Cette technique de sauvetage lourde est réservée aux patients les plus graves mais présentant néanmoins un bon état de santé général, sans facteurs de comorbidités graves sous-jacentes, et dans le cadre de maladies complètement réversibles. Car des risques de complications importantes existent, en termes hémorragiques et infectieux. L’Ecmo nécessite donc une surveillance lourde, avec des durées d’hospitalisations de plusieurs semaines. Trois infirmiers d’assistance respiratoire sont chargés de l’installation, de la mise en route et du protocole de surveillance du circuit. « Ces infirmiers perfusionnistes ont reçu une formation d’un an, validée par un diplôme universitaire, à la technique de circuit extracorporel. Ils sont d’astreinte, jour et nuit, vérifiant quotidiennement les échanges gazeux dans la membrane, surveillant les éventuels dysfonctionnements de l’oxygénateur, de la pompe, les problèmes de coagulation dans les circuits… », illustre le Dr Untersteller.

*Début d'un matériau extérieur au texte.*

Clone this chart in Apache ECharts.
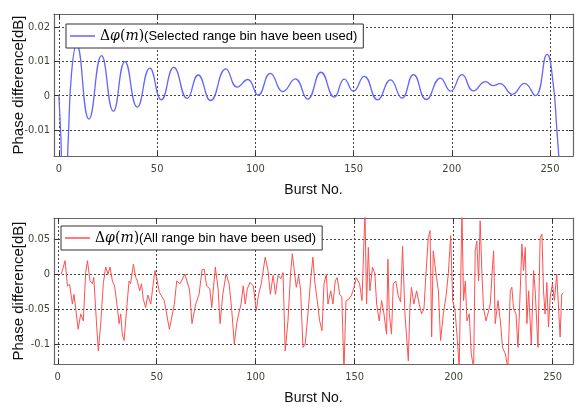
<!DOCTYPE html>
<html lang="en">
<head>
	<meta charset="UTF-8">
	<title>Phase difference vs burst</title>
	<script src="https://cdn.jsdelivr.net/npm/echarts@6.0.0/dist/echarts.min.js"></script>
	<style>
		html, body { margin: 0; padding: 0; background: #fff; }
		#chart { width: 581px; height: 407px; }
	</style>
</head>
<body>
	<div id="chart"></div>
	<script>
		// tick labels
		var burstTicks = [0, 50, 100, 150, 200, 250];
		var topYTicks = [-0.01, 0, 0.01, 0.02];
		var bottomYTicks = [-0.1, -0.05, 0, 0.05];

		// upper plot: selected range bin (peaks / troughs)
		var topBurst = [0, 1, 2.2, 3.5, 4.8, 6.5, 9, 15.3, 21.7, 27.7, 33.6, 39.9, 46.3, 52.1, 58.5, 65.3,
			70.9, 77.2, 85, 90.8, 96.1, 101.4, 107.6, 114.1, 120.3, 126.6, 133.4, 140.2, 145.3, 149.9,
			155.4, 162.2, 168.8, 174.6, 180.5, 187, 194.2, 199.4, 205.2, 211, 217.2, 221, 224.5, 230.8,
			237, 242.5, 248.5, 251.5, 253.5, 255, 256];
		var topPhase = [0, -0.012, -0.03, -0.028, -0.012, 0.007, 0.0148, -0.0068, 0.0116, -0.0045, 0.0099, -0.0033,
			0.0080, -0.0012, 0.0082, -0.0008, 0.0060, -0.0014, 0.0078, 0.0025, 0.0047, 0.0002, 0.0065, 0.0012,
			0.0049, -0.0010, 0.0068, -0.0004, 0.0048, 0.0013, 0.0056, -0.0012, 0.0046, -0.0007, 0.0061, -0.0011,
			0.0051, 0.0013, 0.0061, 0.0014, 0.0041, 0.0029, 0.0035, 0.0004, 0.0036, 0.0000, 0.0120, 0.0040,
			-0.0100, -0.0220, -0.0300];

		// lower plot: all range bins
		var bottomBurst = [1.8, 3.7, 4.9, 6, 7.4, 8.2, 10.3, 11.6, 12.9, 14.1, 15, 16.3, 17.5, 18.2, 19.7, 20.5, 21.7,
			23, 24.2, 25.4, 26.4, 27.6, 28.7, 30.1, 31, 31.8, 32.6, 33.5, 34.6, 36, 36.8, 38.2, 39.4, 40.2, 41.4,
			42.3, 43.2, 44.4, 45.5, 47, 48.1, 49.1, 50.3, 51.3, 53.8, 56.4, 58.9, 60.1, 61.7, 63, 64.2, 65.1, 66.6,
			67.8, 69.7, 71.4, 72.9, 74, 75.2, 76.8, 77.8, 79.6, 81, 82, 83.4, 85, 86.6, 87.9, 89.2, 90.4, 91.4, 92.6,
			93.7, 94.7, 95.8, 97.1, 98.8, 100.3, 101.4, 102.8, 104.8, 106.2, 107.4, 108.8, 110, 111.3, 112.7, 113.8,
			114.9, 116.3, 117.6, 118.5, 119.7, 120.5, 121.7, 122.7, 123.9, 125, 126.4, 127.7, 128.9, 129.8, 131.1,
			132.3, 133.5, 134.5, 135.7, 136.5, 137.9, 139, 140.2, 141.2, 142.4, 143.5, 144.6, 145.6, 147, 148.3,
			149.7, 150.8, 152.5, 153.7, 155.2, 156, 156.9, 157.7, 159, 160.2, 161.1, 162.4, 163.6, 164.8, 166.1,
			166.8, 167.5, 168.6, 169.5, 170.8, 172, 173.2, 174.2, 175.4, 177.1, 177.9, 178.7, 179.9, 181.3, 182.6,
			183.8, 185, 186, 187.2, 188.1, 188.9, 189.7, 191.1, 192.3, 193.4, 194.8, 196.1, 197.3, 198.5, 199.5,
			200.7, 201.9, 202.8, 204.2, 205, 205.9, 206.7, 207.9, 208.9, 210.1, 210.9, 211.7, 212.6, 213.4, 214.3,
			215.1, 216.3, 217.3, 218.5, 219.7, 220.2, 221, 222.4, 223.6, 224.7, 226.1, 227.4, 228.6, 229.4, 230.3,
			231.5, 232.5, 233.2, 234.5, 235.3, 236.2, 237, 237.9, 239.2, 240.4, 241.2, 242.6, 243.7, 244.6, 245.4,
			246.2, 247.1, 247.9, 248.8, 249.9, 250.9, 252.1, 252.9, 253.8, 254.6, 255.5];
		var bottomPhase = [0.0, 0.019, -0.017, -0.015, -0.043, -0.029, -0.079, -0.057, -0.067, 0.002, 0.019, -0.01,
			-0.014, -0.005, -0.076, -0.11, -0.071, -0.014, 0.01, 0.0, 0.01, -0.01, -0.017, -0.048, -0.071, -0.057,
			-0.086, -0.095, -0.057, -0.01, -0.014, 0.014, -0.005, -0.01, -0.024, -0.014, -0.036, -0.048, -0.03,
			-0.043, -0.017, 0.005, -0.01, -0.026, -0.038, -0.079, -0.043, -0.01, -0.014, -0.007, 0.0, 0.002, -0.023,
			-0.071, -0.043, -0.029, 0.006, 0.007, -0.017, -0.021, -0.048, 0.01, -0.021, -0.071, -0.029, 0.0, -0.014,
			-0.052, -0.1, -0.071, -0.057, -0.043, -0.017, -0.043, -0.021, -0.012, -0.017, -0.052, -0.03, -0.014,
			0.024, 0.005, -0.029, -0.002, -0.029, -0.002, -0.007, 0.002, -0.11, -0.067, 0.0, 0.029, 0.0, -0.019,
			-0.002, -0.024, -0.105, -0.1, -0.057, -0.01, 0.024, -0.01, -0.038, -0.067, -0.081, -0.014, 0.0, -0.043,
			-0.024, -0.043, -0.01, -0.005, -0.029, -0.033, -0.14, -0.038, -0.036, -0.031, -0.019, -0.005, -0.014,
			-0.038, 0.09, -0.043, 0.038, -0.024, 0.01, 0.0, -0.043, -0.067, -0.038, -0.057, -0.086, 0.021, -0.057,
			-0.086, -0.014, -0.01, -0.031, -0.04, 0.04, -0.057, -0.124, -0.048, -0.019, -0.043, -0.024, -0.043,
			-0.057, -0.05, 0.0, 0.052, 0.062, -0.09, 0.033, 0.0, -0.024, -0.095, -0.057, -0.033, 0.0, 0.055, -0.038,
			-0.052, -0.095, -0.135, 0.09, -0.038, -0.01, -0.067, -0.057, -0.114, -0.135, 0.033, 0.047, -0.01, 0.076,
			0.0, -0.048, -0.067, -0.057, -0.043, 0.014, 0.033, -0.071, -0.038, -0.067, -0.105, -0.114, -0.135,
			-0.024, -0.019, -0.05, -0.057, -0.105, -0.057, 0.043, 0.005, 0.038, -0.071, -0.024, -0.1, 0.005, -0.024,
			-0.105, 0.052, 0.057, -0.024, -0.057, -0.012, -0.076, -0.033, -0.014, -0.038, 0.0, -0.043, -0.09,
			-0.029, -0.027];

		var topName = 'selected';
		var bottomName = 'all';

		function pairs(xs, ys) {
			return xs.map(function (x, i) { return [x, ys[i]]; });
		}

		var tickFont = { fontFamily: "'DejaVu Sans Condensed', 'Liberation Sans Narrow', 'Liberation Sans', sans-serif", fontSize: 11, color: '#3c4538' };
		var nameFont = { fontFamily: 'Liberation Sans', fontSize: 14, color: '#111' };
		var yNameFont = { fontFamily: 'Liberation Sans', fontSize: 15, color: '#111' };
		var dotted = { type: [2, 2], color: '#444', width: 1 };
		var boxLine = { color: '#666', width: 1.2 };

		function xAxes(grid, min, max) {
			return [{
				gridIndex: grid, type: 'value', min: min, max: max, position: 'bottom',
				axisLine: { show: true, onZero: false, lineStyle: boxLine },
				axisTick: { inside: true, length: 4, customValues: burstTicks, lineStyle: { color: '#333' } },
				axisLabel: Object.assign({ customValues: burstTicks, margin: 8 }, tickFont),
				splitLine: { show: true, lineStyle: dotted },
				name: 'Burst No.', nameLocation: 'middle', nameGap: 27, nameMoveOverlap: false,
				nameTextStyle: nameFont
			}, {
				gridIndex: grid, type: 'value', min: min, max: max, position: 'top',
				axisLine: { show: true, onZero: false, lineStyle: boxLine },
				axisTick: { inside: true, length: 4, customValues: burstTicks, lineStyle: { color: '#333' } },
				axisLabel: { show: false },
				splitLine: { show: false }
			}];
		}

		function yAxes(grid, min, max, ticks) {
			return [{
				gridIndex: grid, type: 'value', min: min, max: max, position: 'left',
				axisLine: { show: true, onZero: false, lineStyle: boxLine },
				axisTick: { inside: true, length: 4, customValues: ticks, lineStyle: { color: '#333' } },
				axisLabel: Object.assign({
					customValues: ticks, margin: 4,
					formatter: function (v) { return String(Math.round(v * 1000) / 1000); }
				}, tickFont),
				splitLine: { show: true, lineStyle: dotted },
				name: 'Phase difference[dB]', nameLocation: 'middle', nameGap: 28, nameRotate: 90,
				nameMoveOverlap: false, nameTextStyle: yNameFont
			}, {
				gridIndex: grid, type: 'value', min: min, max: max, position: 'right',
				axisLine: { show: true, onZero: false, lineStyle: boxLine },
				axisTick: { inside: true, length: 4, customValues: ticks, lineStyle: { color: '#333' } },
				axisLabel: { show: false },
				splitLine: { show: false }
			}];
		}

		var richPhi = {
			g: { fontFamily: 'DejaVu Serif', fontSize: 14, color: '#000' },
			i: { fontFamily: 'DejaVu Serif', fontStyle: 'italic', fontSize: 14, color: '#000' }
		};
		var phiLabel = '{g|Δ}{i|φ}{g|(}{i|m}{g|)}';

		function legendBox(name, left, top, text) {
			return {
				data: [name], left: left, top: top, orient: 'horizontal',
				icon: 'rect', itemWidth: 25, itemHeight: 1.5,
				backgroundColor: '#fff', borderColor: '#333', borderWidth: 1, borderRadius: 0,
				padding: [5, 6, 5, 4], selectedMode: false,
				formatter: function () { return phiLabel + text; },
				textStyle: { fontFamily: 'Liberation Sans', fontSize: 13, color: '#000', rich: richPhi }
			};
		}

		var option = {
			animation: false,
			backgroundColor: '#fff',
			grid: [
				{ left: 54, right: 8, top: 14, height: 142, outerBoundsMode: 'none', containLabel: false },
				{ left: 54, right: 8, top: 218, height: 146, outerBoundsMode: 'none', containLabel: false }
			],
			xAxis: xAxes(0, -2.5, 261.7).concat(xAxes(1, -1.9, 260.3)),
			yAxis: yAxes(0, -0.0175, 0.0237, topYTicks).concat(yAxes(1, -0.1286, 0.08, bottomYTicks)),
			legend: [
				legendBox(topName, 66, 24, '(Selected range bin have been used)'),
				legendBox(bottomName, 61, 226, '(All range bin have been used)')
			],
			series: [{
				name: topName, type: 'line', xAxisIndex: 0, yAxisIndex: 0,
				data: pairs(topBurst, topPhase), smooth: 0.5, symbol: 'none',
				lineStyle: { color: '#6464ff', width: 1.3 }, itemStyle: { color: '#6464ff' }
			}, {
				name: bottomName, type: 'line', xAxisIndex: 2, yAxisIndex: 2,
				data: pairs(bottomBurst, bottomPhase), symbol: 'none',
				lineStyle: { color: '#ff5050', width: 1 }, itemStyle: { color: '#ff5050' }
			}]
		};

		var myChart = echarts.init(document.getElementById('chart'));
		myChart.setOption(option);
	</script>
</body>
</html>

Quand envisager l’Ecmo ? « Quand le rapport de PaO2 (pression artérielle en oxygène) sur FiO2 (fraction inspirée en oxygène) est inférieur à 80 mm Hg. Cependant, il est préférable de ne pas réaliser cette technique dans des conditions d’urgence et d’adresser les patients avant qu’il existe un risque d’arrêt cardiaque, et quand ils sont encore transportables s’ils sont hospitalisés dans un autre hôpital », souligne le Dr Thille. Il est donc nécessaire de discuter la technique dès que le rapport PaO2/FiO2 est inférieur à 100 mm Hg, correspondant à la définition du SDRA « sévère ». Il faut souligner que, dans les cas les plus graves, l’unité mobile d’assistance circulatoire peut se déplacer pour mettre le système sur place et rapatrier ensuite le patient au CHU, rappelle le Dr Untersteller. L’hôpital dispose de trois appareils d’Ecmo, dont un plus petit, plus maniable et donc facilement transportable.

À noter, le service de réanimation médicale est en passe d’acquérir un système de mesure de la pression transpulmonaire « qui pourrait permettre d’optimiser les réglages du ventilateur et donc, de sursoir à l’utilisation de l’Ecmo dans certains cas », précise le Dr Thille. Enfin, un groupe de travail sur « le chemin clinique de la défaillance circulatoire et/ou respiratoire » a mis en évidence l’opportunité d’un numéro de téléphone unique  05 49 44 30 26  pour joindre le CHU en cas d’indication d’assistance, fait savoir le Dr Untersteller.